- Born: 1 January 1936 Džiugai, Ukmergė County, Lithuania
- Died: 24 February 2017 (aged 81) Vilnius, Lithuania

Academic background
- Alma mater: Vilnius University (PhD) Academy of Sciences of Uzbekistan (PhD)
- Thesis: Limit Theorems for Markov Chains in Case of Stable Limit (1964)
- Doctoral advisor: Vytautas Statulevičius

Academic work
- Discipline: Mathematics
- Institutions: Lithuanian Academy of Sciences
- Main interests: Probability theory

= Aldona Aleškevičienė-Statulevičienė =

Lithuanian mathematician (1936–2017)

Aldona Džiugaitė-Aleškevičienė-Statulevičienė (1 January 1936 – 24 February 2017) was a Lithuanian mathematician who specialized in probability theory.

== Biography ==
Aleškevičienė-Statulevičienė was born on 1 January 1936 in Džiugai, Ukmergė County, Lithuania.

Aleškevičienė-Statulevičienė graduated from Vilnius University as a Doctor of Physics and Mathematics in 1964. She worked at the Institute of Mathematics and Informatics until 2010. She gained a second PhD from the Academy of Sciences of Uzbekistan.

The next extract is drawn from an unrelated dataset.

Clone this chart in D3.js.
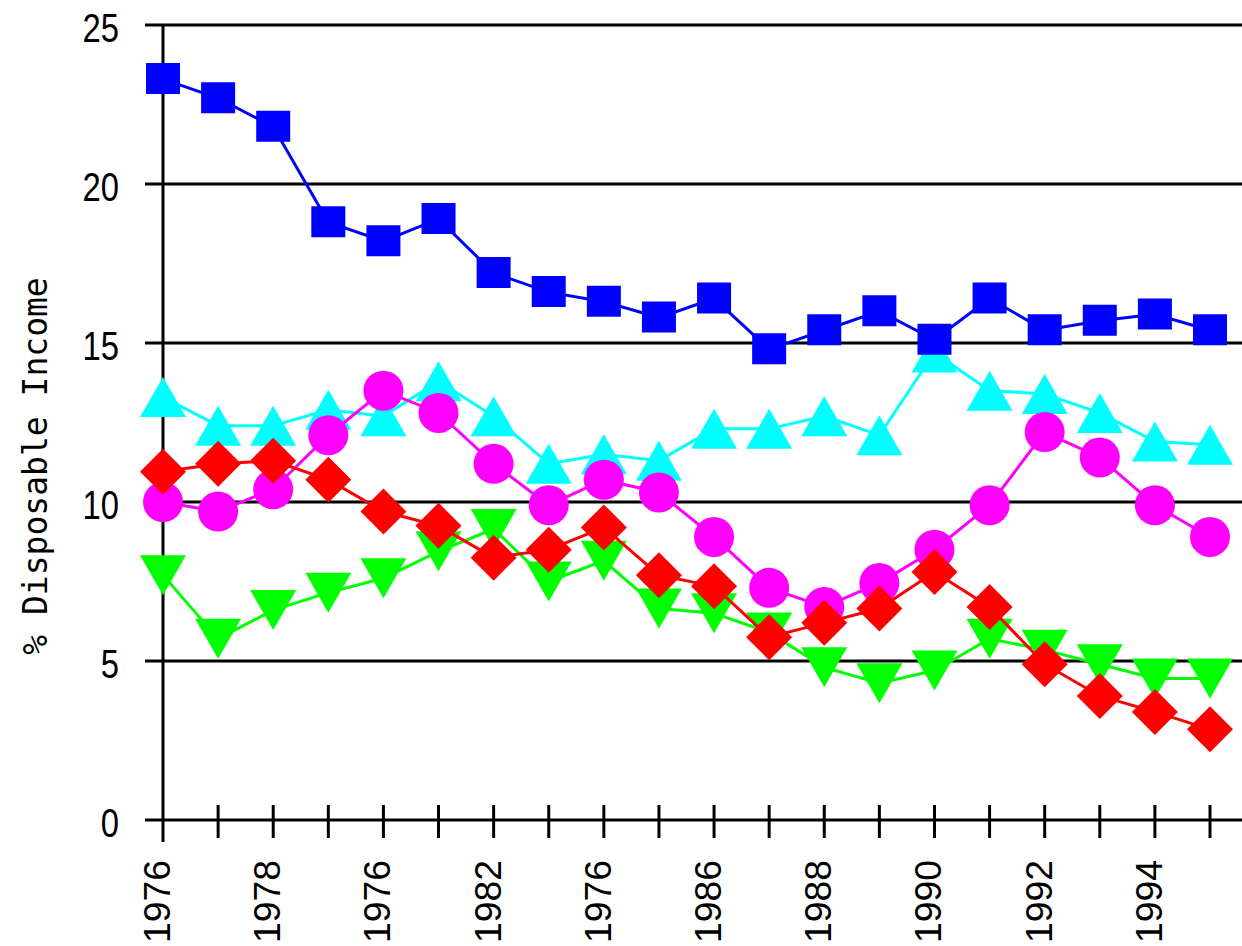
<!DOCTYPE html>
<html>
<head>
<meta charset="utf-8">
<script src="https://cdn.jsdelivr.net/npm/d3@7"></script>
<style>
  body { margin: 0; background: white; }
  svg { display: block; }
</style>
</head>
<body>
<div id="chart"></div>
<script>
var years = ["1976", "1977", "1978", "1979", "1980", "1981", "1982", "1983", "1984", "1985",
             "1986", "1987", "1988", "1989", "1990", "1991", "1992", "1993", "1994", "1995"];
// labels as printed under every second tick (the source repeats 1976)
var tickLabels = ["1976", "1978", "1976", "1982", "1976", "1986", "1988", "1990", "1992", "1994"];
var yTicks = [0, 5, 10, 15, 20, 25];

var blue    = [23.3, 22.7, 21.8, 18.8, 18.2, 18.9, 17.2, 16.6, 16.3, 15.8,
               16.4, 14.8, 15.4, 16.0, 15.1, 16.4, 15.4, 15.7, 15.9, 15.4];
var cyan    = [13.3, 12.4, 12.4, 12.9, 12.7, 13.8, 12.7, 11.2, 11.5, 11.3,
               12.3, 12.3, 12.7, 12.1, 14.7, 13.5, 13.4, 12.8, 11.9, 11.8];
var magenta = [10.0, 9.7, 10.4, 12.1, 13.5, 12.8, 11.2, 9.9, 10.7, 10.3,
               8.9, 7.3, 6.7, 7.45, 8.5, 9.9, 12.2, 11.4, 9.9, 8.9];
var red     = [10.95, 11.2, 11.3, 10.7, 9.7, 9.25, 8.25, 8.5, 9.2, 7.7,
               7.35, 5.75, 6.2, 6.65, 7.8, 6.7, 4.9, 3.9, 3.4, 2.85];
var green   = [7.7, 5.7, 6.6, 7.15, 7.6, 8.45, 9.15, 7.5, 8.15, 6.65,
               6.5, 5.9, 4.8, 4.3, 4.7, 5.7, 5.35, 4.9, 4.45, 4.45];

var width = 1242, height = 946;

var svg = d3.select('#chart')
  .append('svg')
  .attr('width', width)
  .attr('height', height);

svg.append('rect')
  .attr('width', width)
  .attr('height', height)
  .attr('fill', 'white');

var x = d3.scalePoint()
  .domain(years)
  .range([163, 1210]);

var y = d3.scaleLinear()
  .domain([0, 25])
  .range([820, 25]);

// horizontal gridlines
svg.selectAll('.grid')
  .data(yTicks)
  .enter()
  .append('line')
  .attr('x1', 145)
  .attr('x2', width)
  .attr('y1', function(d) { return y(d); })
  .attr('y2', function(d) { return y(d); })
  .attr('stroke', 'black')
  .attr('stroke-width', 3);

// y axis line
svg.append('line')
  .attr('x1', x(years[0]))
  .attr('x2', x(years[0]))
  .attr('y1', y(25))
  .attr('y2', 842)
  .attr('stroke', 'black')
  .attr('stroke-width', 3);

// y tick labels
svg.selectAll('.ylab')
  .data(yTicks)
  .enter()
  .append('text')
  .attr('transform', function(d) { return 'translate(119,' + (y(d) + 17) + ') scale(0.82,1)'; })
  .attr('text-anchor', 'end')
  .attr('font-family', 'Liberation Sans, Arial, sans-serif')
  .attr('font-size', 40)
  .attr('fill', 'black')
  .text(function(d) { return d; });

// x ticks
svg.selectAll('.xtick')
  .data(years.slice(1))
  .enter()
  .append('line')
  .attr('x1', function(d) { return x(d); })
  .attr('x2', function(d) { return x(d); })
  .attr('y1', 805)
  .attr('y2', 838)
  .attr('stroke', 'black')
  .attr('stroke-width', 3);

// x tick labels, every second category
svg.selectAll('.xlab')
  .data(tickLabels)
  .enter()
  .append('text')
  .attr('transform', function(d, i) {
    return 'translate(' + (x(years[i * 2]) + 7) + ',860) rotate(-90) scale(0.91,0.92)';
  })
  .attr('text-anchor', 'end')
  .attr('font-family', 'Liberation Sans, Arial, sans-serif')
  .attr('font-size', 41)
  .attr('fill', 'black')
  .text(function(d) { return d; });

// y axis title
svg.append('text')
  .attr('transform', 'translate(47,466) rotate(-90)')
  .attr('text-anchor', 'middle')
  .attr('font-family', 'DejaVu Sans Mono, monospace')
  .attr('font-size', 33)
  .attr('fill', 'black')
  .text('% Disposable Income');

var line = d3.line()
  .x(function(d, i) { return x(years[i]); })
  .y(function(d) { return y(d); });

function symbolPath(shape, cx, cy) {
  if (shape == 'square') {
    return 'M' + (cx - 17) + ',' + (cy - 16) + 'h34v31h-34z';
  } else if (shape == 'up') {
    return 'M' + (cx - 23) + ',' + (cy + 20) + 'L' + cx + ',' + (cy - 20) + 'L' + (cx + 23) + ',' + (cy + 20) + 'Z';
  } else if (shape == 'down') {
    return 'M' + (cx - 23) + ',' + (cy - 20) + 'L' + cx + ',' + (cy + 20) + 'L' + (cx + 23) + ',' + (cy - 20) + 'Z';
  } else if (shape == 'diamond') {
    return 'M' + cx + ',' + (cy - 23) + 'L' + (cx + 23) + ',' + cy + 'L' + cx + ',' + (cy + 23) + 'L' + (cx - 23) + ',' + cy + 'Z';
  }
  return 'M' + (cx - 20) + ',' + cy + 'a20,20 0 1,0 40,0a20,20 0 1,0 -40,0';
}

function drawSeries(values, color, shape) {
  svg.append('path')
    .datum(values)
    .attr('d', line)
    .attr('fill', 'none')
    .attr('stroke', color)
    .attr('stroke-width', 3);

  svg.selectAll(null)
    .data(values)
    .enter()
    .append('path')
    .attr('d', function(d, i) { return symbolPath(shape, x(years[i]), y(d)); })
    .attr('fill', color);
}

drawSeries(green, '#00ff00', 'down');
drawSeries(cyan, '#00ffff', 'up');
drawSeries(magenta, '#ff00ff', 'circle');
drawSeries(red, '#ff0000', 'diamond');
drawSeries(blue, '#0000ff', 'square');
</script>
</body>
</html>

Aleškevičienė-Statulevičienė died in 2017 in Vilnius.

== Scientific activity ==
Aleškevičienė-Statulevičienė's most important work is on the limit theorems of probability theory, including work on renewal theory, and related work involving polynomials, multiple integrals, and nonlinear functions.

Aleškevičienė-Statulevičienė was the chief researcher at the institute of mathematics and informatics at the Lithuanian Academy of Sciences from 1989 to 2010.